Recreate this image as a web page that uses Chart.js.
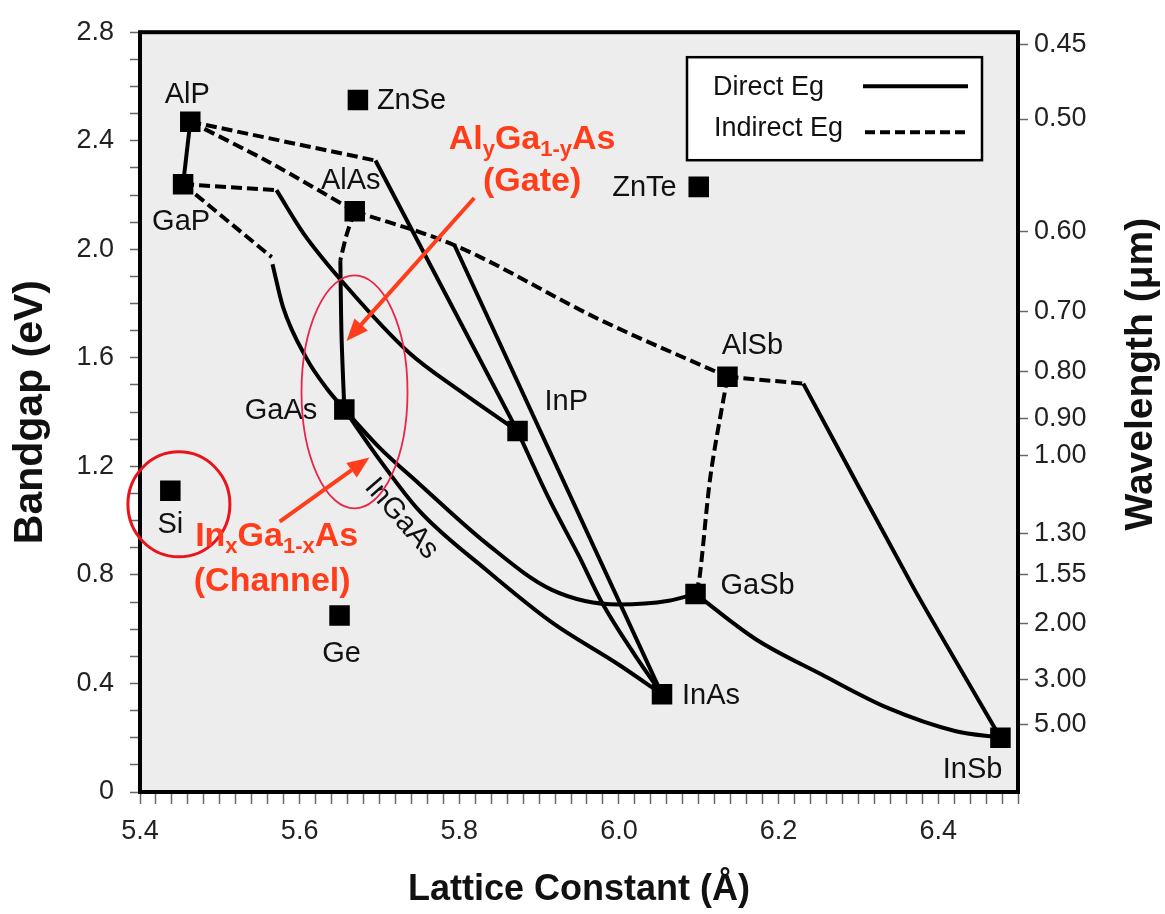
<!DOCTYPE html>
<html>
<head>
<meta charset="utf-8">
<script src="https://cdn.jsdelivr.net/npm/chart.js@4.4.1/dist/chart.umd.min.js"></script>
<style>
  body { margin: 0; background: #fff; }
  canvas { display: block; }
</style>
</head>
<body>
<canvas id="chart" width="1165" height="914"></canvas>
<script>
// binary compounds
const materials = ["AlP", "GaP", "AlAs", "GaAs", "InP", "AlSb", "GaSb", "InAs", "InSb", "Si", "Ge", "ZnSe", "ZnTe"];
const latticeConst = [5.463, 5.454, 5.669, 5.656, 5.873, 6.136, 6.096, 6.054, 6.478, 5.438, 5.650, 5.673, 6.100];
const bandgap = [2.47, 2.24, 2.14, 1.41, 1.33, 1.53, 0.73, 0.36, 0.20, 1.11, 0.65, 2.55, 2.23];

// ternary alloy curves (x: lattice constant in Å, y: bandgap in eV)
const alGaPX = [5.463, 5.454];
const alGaPY = [2.47, 2.24];
const alAsPX = [5.463, 5.5625, 5.669];
const alAsPY = [2.47, 2.32, 2.14];
const alInPIndX = [5.463, 5.695];
const alInPIndY = [2.47, 2.327];
const alInPX = [5.695, 5.873];
const alInPY = [2.327, 1.33];
const gaInPIndX = [5.454, 5.571];
const gaInPIndY = [2.24, 2.218];
const gaInPX = [5.571, 5.605, 5.659, 5.7375, 5.80, 5.873];
const gaInPY = [2.218, 2.058, 1.862, 1.618, 1.48, 1.33];
const gaAsPIndX = [5.454, 5.565];
const gaAsPIndY = [2.24, 1.971];
const gaAsPX = [5.566, 5.579, 5.609, 5.634, 5.656];
const gaAsPY = [1.945, 1.789, 1.596, 1.487, 1.41];
const alGaAsIndX = [5.669, 5.659, 5.651];
const alGaAsIndY = [2.14, 2.055, 1.96];
const alGaAsX = [5.651, 5.6525, 5.656];
const alGaAsY = [1.96, 1.68, 1.41];
const alAsSbX = [5.669, 5.794, 5.975, 6.136];
const alAsSbY = [2.14, 2.015, 1.742, 1.53];
const alInAsX = [5.794, 6.054];
const alInAsY = [2.015, 0.36];
const inAsPX = [5.873, 5.9125, 5.95, 5.9775, 6.019, 6.054];
const inAsPY = [1.33, 1.08, 0.869, 0.705, 0.509, 0.36];
const gaAsSbX = [5.656, 5.70, 5.75, 5.834, 5.916, 6.0, 6.0625, 6.096];
const gaAsSbY = [1.41, 1.269, 1.135, 0.916, 0.745, 0.691, 0.705, 0.73];
const inGaAsX = [5.656, 5.70, 5.75, 5.834, 5.916, 6.0, 6.054];
const inGaAsY = [1.41, 1.225, 1.036, 0.818, 0.625, 0.469, 0.36];
const alGaSbX = [6.136, 6.115, 6.101, 6.096];
const alGaSbY = [1.53, 1.171, 0.789, 0.73];
const alInSbIndX = [6.136, 6.231];
const alInSbIndY = [1.53, 1.505];
const alInSbX = [6.231, 6.369, 6.478];
const alInSbY = [1.505, 0.753, 0.20];
const gaInSbX = [6.096, 6.171, 6.254, 6.3375, 6.421, 6.478];
const gaInSbY = [0.73, 0.564, 0.433, 0.309, 0.225, 0.20];

// axes
const latticeLabels = [5.4, 5.6, 5.8, 6.0, 6.2, 6.4];
const bandgapLabels = [0, 0.4, 0.8, 1.2, 1.6, 2.0, 2.4, 2.8];
const wavelengthTicks = [0.45, 0.50, 0.60, 0.70, 0.80, 0.90, 1.00, 1.30, 1.55, 2.00, 3.00, 5.00];

// [x, y, indirect gap?, smoothing] ("m" = monotone cubic)
const curves = [
  [alGaPX, alGaPY, false, 0],
  [alAsPX, alAsPY, true, 0.3],
  [alInPIndX, alInPIndY, true, 0],
  [alInPX, alInPY, false, 0],
  [gaInPIndX, gaInPIndY, true, 0],
  [gaInPX, gaInPY, false, "m"],
  [gaAsPIndX, gaAsPIndY, true, 0],
  [gaAsPX, gaAsPY, false, "m"],
  [alGaAsIndX, alGaAsIndY, true, 0.3],
  [alGaAsX, alGaAsY, false, 0.3],
  [alAsSbX, alAsSbY, true, "m"],
  [alInAsX, alInAsY, false, 0],
  [inAsPX, inAsPY, false, "m"],
  [gaAsSbX, gaAsSbY, false, "m"],
  [inGaAsX, inGaAsY, false, "m"],
  [alGaSbX, alGaSbY, true, 0.3],
  [alInSbIndX, alInSbIndY, true, 0],
  [alInSbX, alInSbY, false, 0.2],
  [gaInSbX, gaInSbY, false, "m"],
];

const FONT = '"Liberation Sans", Arial, Helvetica, sans-serif';
Chart.defaults.font.family = FONT;
Chart.defaults.color = "#222";

// where the compound names sit relative to their marker (px)
const labelPos = {
  AlP: [-3, -27, "center"], GaP: [-2, 38, "center"], AlAs: [-4, -30, "center"],
  GaAs: [-27, 2, "right"], InP: [27, -29, "left"], AlSb: [25, -31, "center"],
  GaSb: [25, -8, "left"], InAs: [20, 2, "left"], InSb: [2, 32, "right"],
  Si: [0, 34, "center"], Ge: [2, 38, "center"], ZnSe: [19, 1, "left"], ZnTe: [-22, 1, "right"],
};

const datasets = [{
  data: materials.map((m, i) => ({ x: latticeConst[i], y: bandgap[i] })),
  showLine: false,
  pointStyle: "rect",
  pointRadius: 14.5,
  pointHoverRadius: 14.5,
  backgroundColor: "#000",
  borderColor: "#000",
  borderWidth: 0,
}];

curves.forEach(([xs, ys, indirect, smooth]) => {
  datasets.push({
    data: xs.map((x, i) => ({ x: x, y: ys[i] })),
    showLine: true,
    pointRadius: 0,
    borderColor: "#000",
    borderWidth: 4,
    borderDash: indirect ? [11, 5] : [],
    tension: smooth === "m" ? 0.4 : smooth,
    cubicInterpolationMode: smooth === "m" ? "monotone" : "default",
    fill: false,
  });
});

function drawArrow(ctx, x1, y1, x2, y2) {
  const ang = Math.atan2(y2 - y1, x2 - x1);
  const head = 22, half = 9;
  const bx = x2 - head * Math.cos(ang), by = y2 - head * Math.sin(ang);
  ctx.beginPath();
  ctx.moveTo(x1, y1);
  ctx.lineTo(bx, by);
  ctx.stroke();
  ctx.beginPath();
  ctx.moveTo(x2, y2);
  ctx.lineTo(bx + half * Math.sin(ang), by - half * Math.cos(ang));
  ctx.lineTo(bx - half * Math.sin(ang), by + half * Math.cos(ang));
  ctx.closePath();
  ctx.fill();
}

function drawRich(ctx, parts, cx, y) {
  const big = "bold 34px " + FONT;
  const small = "bold 22px " + FONT;
  let w = 0;
  parts.forEach((p) => {
    ctx.font = p[1] ? small : big;
    w += ctx.measureText(p[0]).width;
  });
  let x = cx - w / 2;
  ctx.textAlign = "left";
  ctx.textBaseline = "alphabetic";
  parts.forEach((p) => {
    ctx.font = p[1] ? small : big;
    ctx.fillText(p[0], x, p[1] ? y + 7 : y);
    x += ctx.measureText(p[0]).width;
  });
}

const decorPlugin = {
  id: "decor",
  beforeDraw(chart) {
    const { ctx, chartArea: a } = chart;
    ctx.save();
    ctx.fillStyle = "#ededed";
    ctx.fillRect(a.left, a.top, a.right - a.left, a.bottom - a.top);
    ctx.restore();
  },
  afterDatasetsDraw(chart) {
    const { ctx, chartArea: a } = chart;
    const xs = chart.scales.x, ys = chart.scales.y;
    const px = (v) => xs.getPixelForValue(v);
    const py = (v) => ys.getPixelForValue(v);
    ctx.save();

    // frame
    ctx.strokeStyle = "#000";
    ctx.lineWidth = 4;
    ctx.strokeRect(a.left, a.top, a.right - a.left, a.bottom - a.top);

    // legend box
    const lx = a.left + 547, ly = a.top + 25;
    ctx.fillStyle = "#fff";
    ctx.fillRect(lx, ly, 295, 103);
    ctx.lineWidth = 2.5;
    ctx.strokeRect(lx, ly, 295, 103);
    ctx.fillStyle = "#111";
    ctx.font = "27px " + FONT;
    ctx.textAlign = "left";
    ctx.textBaseline = "middle";
    ctx.fillText("Direct Eg", lx + 26, ly + 30);
    ctx.fillText("Indirect Eg", lx + 27, ly + 71);
    ctx.lineWidth = 4;
    ctx.beginPath();
    ctx.moveTo(lx + 176, ly + 29);
    ctx.lineTo(lx + 281, ly + 29);
    ctx.stroke();
    ctx.setLineDash([10, 5]);
    ctx.beginPath();
    ctx.moveTo(lx + 178, ly + 75);
    ctx.lineTo(lx + 281, ly + 75);
    ctx.stroke();
    ctx.setLineDash([]);

    // compound names
    ctx.font = "29px " + FONT;
    ctx.fillStyle = "#111";
    materials.forEach((m, i) => {
      const p = labelPos[m];
      ctx.textAlign = p[2];
      ctx.fillText(m, px(latticeConst[i]) + p[0], py(bandgap[i]) + p[1]);
    });

    // InGaAs along the curve
    ctx.save();
    ctx.translate(px(5.7275), py(1.007));
    ctx.rotate(49 * Math.PI / 180);
    ctx.textAlign = "center";
    ctx.font = "29px " + FONT;
    ctx.fillText("InGaAs", 0, 0);
    ctx.restore();

    // ellipses
    ctx.strokeStyle = "#e8141c";
    ctx.lineWidth = 3;
    ctx.beginPath();
    ctx.ellipse(px(5.44875), py(1.06), 51, 52.5, 0, 0, Math.PI * 2);
    ctx.stroke();
    ctx.strokeStyle = "#e8264a";
    ctx.lineWidth = 1.8;
    ctx.beginPath();
    ctx.ellipse(px(5.66875), py(1.4745), 53, 116.5, 0, 0, Math.PI * 2);
    ctx.stroke();

    // arrows and red notes
    ctx.strokeStyle = "#ff3d1a";
    ctx.fillStyle = "#ff3d1a";
    ctx.lineWidth = 4;
    drawArrow(ctx, px(5.81875), py(2.189), px(5.65875), py(1.662));
    drawArrow(ctx, px(5.575), py(0.996), px(5.6875), py(1.233));
    drawRich(ctx, [["Al"], ["y", 1], ["Ga"], ["1-y", 1], ["As"]], px(5.89125), py(2.371));
    drawRich(ctx, [["(Gate)"]], px(5.89125), py(2.215));
    drawRich(ctx, [["In"], ["x", 1], ["Ga"], ["1-x", 1], ["As"]], px(5.57125), py(0.905));
    drawRich(ctx, [["(Channel)"]], px(5.5656), py(0.742));
    ctx.restore();
  },
  afterDraw(chart) {
    const { ctx, chartArea: a } = chart;
    ctx.save();
    ctx.translate(chart.scales.y2.right - 24, (a.top + a.bottom) / 2 - 38);
    ctx.rotate(-Math.PI / 2);
    ctx.font = "bold 39px " + FONT;
    ctx.fillStyle = "#111";
    ctx.textAlign = "center";
    ctx.textBaseline = "middle";
    ctx.fillText("Wavelength (\u03bcm)", 0, 0);
    ctx.restore();
  },
};

const tickFont = { size: 27 };

new Chart(document.getElementById("chart"), {
  type: "scatter",
  data: { datasets: datasets },
  options: {
    responsive: false,
    animation: false,
    devicePixelRatio: 1,
    layout: { padding: { top: 22 } },
    plugins: { legend: { display: false }, tooltip: { enabled: false } },
    scales: {
      x: {
        type: "linear",
        position: "bottom",
        min: 5.4,
        max: 6.5,
        afterFit: (s) => { s.height = 122; },
        afterBuildTicks: (s) => {
          const t = [];
          for (let i = 0; i <= 55; i++) t.push({ value: +(5.4 + i * 0.02).toFixed(2) });
          s.ticks = t;
        },
        ticks: {
          autoSkip: false,
          maxRotation: 0,
          padding: 11,
          font: tickFont,
          color: "#222",
          callback: (v) => {
            const l = latticeLabels.find((k) => Math.abs(k - v) < 1e-6);
            return l !== undefined ? l.toFixed(1) : "";
          },
        },
        grid: { drawOnChartArea: false, tickLength: 12, tickColor: "#666", tickWidth: 1.5 },
        border: { display: false },
        title: { display: true, text: "Lattice Constant (\u00c5)", font: { size: 36, weight: "bold" }, color: "#111", padding: { top: 0, bottom: 2 } },
      },
      y: {
        type: "linear",
        position: "left",
        min: 0,
        max: 2.8,
        afterFit: (s) => { s.width = 140; },
        afterBuildTicks: (s) => {
          const t = [];
          for (let i = 0; i <= 28; i++) t.push({ value: +(i * 0.1).toFixed(1) });
          s.ticks = t;
        },
        ticks: {
          autoSkip: false,
          padding: 16,
          font: tickFont,
          color: "#222",
          callback: (v) => {
            const l = bandgapLabels.find((k) => Math.abs(k - v) < 1e-6);
            if (l === undefined) return "";
            return l === 0 ? "0" : l.toFixed(1);
          },
        },
        grid: { drawOnChartArea: false, tickLength: 10, tickColor: "#666", tickWidth: 1.5 },
        border: { display: false },
        title: { display: true, text: "Bandgap (eV)", font: { size: 41, weight: "bold" }, color: "#111", padding: { top: 6, bottom: 0 } },
      },
      y2: {
        type: "linear",
        position: "right",
        min: 0,
        max: 2.8,
        afterFit: (s) => { s.width = 147; },
        afterBuildTicks: (s) => {
          s.ticks = wavelengthTicks.map((l) => ({ value: 1.24 / l }));
        },
        ticks: {
          autoSkip: false,
          padding: 6,
          font: tickFont,
          color: "#222",
          callback: (v) => {
            const l = wavelengthTicks.find((k) => Math.abs(1.24 / k - v) < 1e-6);
            return l !== undefined ? l.toFixed(2) : "";
          },
        },
        grid: { drawOnChartArea: false, tickLength: 10, tickColor: "#666", tickWidth: 1.5 },
        border: { display: false },
      },
    },
  },
  plugins: [decorPlugin],
});
</script>
</body>
</html>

● ● ● ● ● ● ●

▸ Problem to work on:
Repeat the listing above exactly from its first line to the line containing "0.65, 2.55, 2.23];", both included, and omit the pictures.

▸ Output below:
Recreate this image as a web page that uses Chart.js.
<!DOCTYPE html>
<html>
<head>
<meta charset="utf-8">
<script src="https://cdn.jsdelivr.net/npm/chart.js@4.4.1/dist/chart.umd.min.js"></script>
<style>
  body { margin: 0; background: #fff; }
  canvas { display: block; }
</style>
</head>
<body>
<canvas id="chart" width="1165" height="914"></canvas>
<script>
// binary compounds
const materials = ["AlP", "GaP", "AlAs", "GaAs", "InP", "AlSb", "GaSb", "InAs", "InSb", "Si", "Ge", "ZnSe", "ZnTe"];
const latticeConst = [5.463, 5.454, 5.669, 5.656, 5.873, 6.136, 6.096, 6.054, 6.478, 5.438, 5.650, 5.673, 6.100];
const bandgap = [2.47, 2.24, 2.14, 1.41, 1.33, 1.53, 0.73, 0.36, 0.20, 1.11, 0.65, 2.55, 2.23];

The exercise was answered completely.